The NISTADS project delves into the fascinating world of adsorption, a surface-based process where a film of particles (adsorbate) accumulate on the surface of a material (adsorbent). This phenomenon plays a pivotal role in numerous industries. For instance, it is widely applied in water treatment facilities for the purification of water, in air filters to improve air quality, and in the automotive industry within catalytic converters to reduce harmful emissions. The adsorption of compounds is usually quantified by measuring the adsorption isotherm a given adsorbate/adsorbent combination. The objective of this project is two-fold: 1) to collect adsorption isotherms data from the NIST/ARPA-E Database of Novel and Emerging Adsorbent Materials (https://adsorption.nist.gov/index.php#home) through their dedicated API; 2) build a machine learning model that can accurately predict the adsorbed amount of a specific guest-host combination under various conditions, by leveraging the data from the NIST/ARPA-E Database.

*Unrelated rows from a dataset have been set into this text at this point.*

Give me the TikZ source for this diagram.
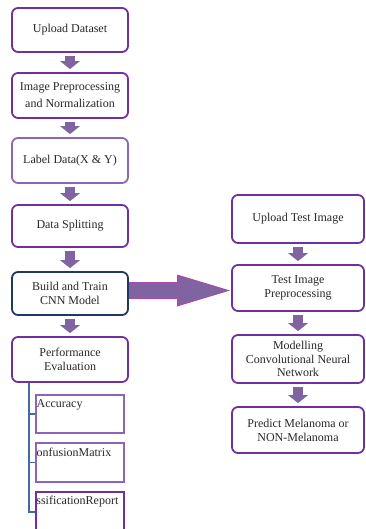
\documentclass[tikz,border=0pt]{standalone}
\usepackage{fontspec}
\setmainfont{Liberation Serif}
\usepackage{tikz}
\usetikzlibrary{arrows.meta,positioning,calc}
\definecolor{bxpurple}{RGB}{112,48,160}
\definecolor{bxlilac}{RGB}{140,100,185}
\definecolor{bxnavy}{RGB}{31,56,100}
\definecolor{arrpurple}{RGB}{128,100,162}
\definecolor{arredge}{RGB}{176,70,176}
\definecolor{treeblue}{RGB}{70,105,160}
\definecolor{txtgray}{RGB}{40,40,40}

\begin{document}
\begin{tikzpicture}[
    x=1pt, y=-1pt,
    stepbox/.style={rectangle, draw=bxpurple, line width=1.8pt, rounded corners=6pt,
                    fill=white, text=txtgray, align=center,
                    font=\fontsize{12}{14}\selectfont, inner sep=2pt},
    leftbox/.style={stepbox, minimum width=116pt},
    rightbox/.style={stepbox, minimum width=132pt},
    subbox/.style={rectangle, draw=bxlilac, line width=1.2pt, minimum width=88pt},
    subtxt/.style={anchor=north west, inner sep=1pt, yshift=-4pt, text=txtgray,
                   font=\fontsize{12}{14}\selectfont},
    downarr/.style={draw=arrpurple, line width=10pt, shorten <=3pt, shorten >=3pt,
                    -{Triangle[length=8pt, width=20pt, line width=0pt]}},
    treeline/.style={draw=treeblue, line width=1.4pt}
  ]
    \useasboundingbox (0,0) rectangle (365,529);

    % --- Training pipeline ---
    \node[leftbox, minimum height=44pt] (upload) at (70,30) {Upload Dataset};
    \node[leftbox, minimum height=45pt, font=\fontsize{12}{17}\selectfont] (prep) at (70,95.5) {Image Preprocessing\\and Normalization};
    \node[leftbox, minimum height=45pt, draw=bxlilac] (label) at (70,160.5) {Label Data(X \& Y)};
    \node[leftbox, minimum height=42pt] (split) at (70,226) {Data Splitting};
    \node[leftbox, minimum height=43pt, draw=bxnavy] (build) at (70,293.5) {Build and Train\\CNN Model};
    \node[leftbox, minimum height=45pt] (perf) at (70,359.5) {Performance\\Evaluation};

    \draw[downarr] (upload.south) -- (prep.north);
    \draw[downarr] (prep.south) -- (label.north);
    \draw[downarr] (label.south) -- (split.north);
    \draw[downarr] (split.south) -- (build.north);
    \draw[downarr] (build.south) -- (perf.north);

    % --- Metrics ---
    \node[subbox, minimum height=38pt, label={[subtxt]north west:Accuracy}] (acc) at (80,414) {};
    \node[subbox, minimum height=39pt, label={[subtxt]north west:onfusionMatrix}] (conf) at (80,462.5) {};
    \node[subbox, minimum height=40pt, draw=bxpurple, line width=1.6pt,
          label={[subtxt]north west:ssificationReport}] (rep) at (80,512) {};

    \coordinate (trunk) at ($(perf.south west)+(18,0)$);
    \draw[treeline] (trunk) |- (rep.west);
    \draw[treeline] (trunk |- acc.west) -- (acc.west);
    \draw[treeline] (trunk |- conf.west) -- (conf.west);

    % --- Testing pipeline ---
    \node[rightbox, minimum height=48pt] (utest) at (298,219) {Upload Test Image};
    \node[rightbox, minimum height=46pt] (tprep) at (298,288) {Test Image\\Preprocessing};
    \node[rightbox, minimum height=48pt, font=\fontsize{12}{13.5}\selectfont] (model) at (298,359) {Modelling\\Convolutional Neural\\Network};
    \node[rightbox, minimum height=46pt] (pred) at (298,430) {Predict Melanoma or\\NON-Melanoma};

    \draw[downarr] (utest.south) -- (tprep.north);
    \draw[downarr] (tprep.south) -- (model.north);
    \draw[downarr] (model.south) -- (pred.north);

    % big arrow into the test side (edge, then fill)
    \draw[draw=arredge, line width=16.5pt, shorten >=1pt,
          -{Triangle[length=53pt, width=32pt, line width=0pt]}]
      ($(build.east)+(0,-3)$) -- ($(build.east -| tprep.west)+(0,-3)$);
    \draw[draw=arrpurple, line width=14.5pt, shorten <=1pt, shorten >=2.6pt,
          -{Triangle[length=50pt, width=29pt, line width=0pt]}]
      ($(build.east)+(0,-3)$) -- ($(build.east -| tprep.west)+(0,-3)$);
  \end{tikzpicture}
\end{document}
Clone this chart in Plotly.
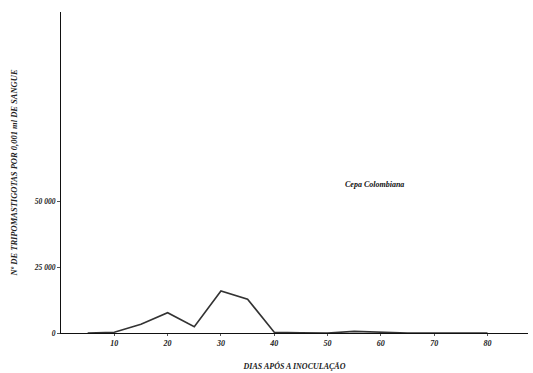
import plotly.graph_objects as go

days = [5, 10, 15, 20, 25, 30, 35, 40, 45, 50, 55, 60, 65, 70, 75, 80]
parasites = [0, 300, 3300, 7700, 2400, 15900, 12800, 300, 100, 0, 600, 200, 0, 0, 0, 0]
x_ticks = [10, 20, 30, 40, 50, 60, 70, 80]
y_ticks = [0, 25000, 50000]
y_tick_labels = ["0", "25 000", "50 000"]

font_fam = "Liberation Serif"

fig = go.Figure()
fig.add_trace(go.Scatter(x=days, y=parasites, mode="lines",
                         line=dict(color="#333333", width=1.6),
                         showlegend=False, hoverinfo="skip"))

fig.add_annotation(x=58.8, y=56400, text="<i><b>Cepa Colombiana</b></i>", showarrow=False,
                   font=dict(family=font_fam, size=8, color="#111111"))

fig.update_layout(
    width=533, height=373,
    margin=dict(l=61, r=5, t=12, b=40),
    paper_bgcolor="white", plot_bgcolor="white",
    font=dict(family=font_fam, color="#111111"),
    xaxis=dict(range=[0, 87.6], tickvals=x_ticks,
               ticktext=["<b><i>%d</i></b>" % t for t in x_ticks],
               showgrid=False, zeroline=False, showline=True, linecolor="#111111", linewidth=1.2,
               ticks="outside", ticklen=2, tickcolor="#555555",
               tickfont=dict(family=font_fam, size=8, color="#222222"),
               title=dict(text="<i><b>DIAS APÓS A INOCULAÇÃO</b></i>",
                          font=dict(family=font_fam, size=8, color="#222222"), standoff=16)),
    yaxis=dict(range=[0, 121600], tickvals=y_ticks,
               ticktext=["<b><i>%s</i></b>" % s for s in y_tick_labels],
               showgrid=False, zeroline=False, showline=True, linecolor="#111111", linewidth=1.2,
               ticks="outside", ticklen=3, tickcolor="#555555",
               tickfont=dict(family=font_fam, size=7.5, color="#222222"),
               title=dict(text="<i><b>Nº DE TRIPOMASTIGOTAS POR 0,001 ml DE SANGUE</b></i>",
                          font=dict(family=font_fam, size=8.5, color="#222222"), standoff=14)),
)

fig.write_html("out.html")
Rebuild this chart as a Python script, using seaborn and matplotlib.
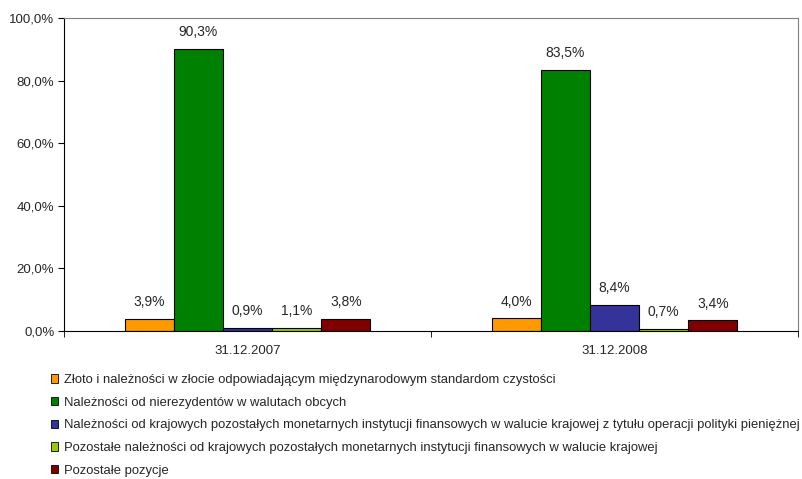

This could have significant implications for industries that rely on these materials, potentially leading to more efficient processes and better materials design. As such, this project takes a different approach compared to fitting adsorption data with theoretical model for adsorption constants calculation, instead proposing the use of a deep learning approach to understand adsorption isotherm patterns by leveraging a large volume of experimental data.

Adsorbent material

2. Adsorption datasets

Users can collect data on adsorbent materials and adsorbate species, along with adsorption isotherm experiments. The data is retrieved asynchronously to enhance processing speed. Conveniently, the app will split adsorption isotherm data in two different datasets (Single Component ADSorption and Binary Mixture ADSorption). Since NISTADS is focused on predicting single component adsorption isotherms, it will make use of the single component dataset (SCADS) for the model training.

As the NIST-ARPA-E database does not provide chemical information for either adsorbate species or adsorbent materials, these details are gathered from external sources. For adsorbate species, NISTADS utilizes the PUG REST API (see PubChemPy documentation for more details) to enrich the dataset with molecular properties such as molecular weight and canonical SMILES. However, obtaining information on adsorbent materials is more challenging, as no publicly available API offers this data.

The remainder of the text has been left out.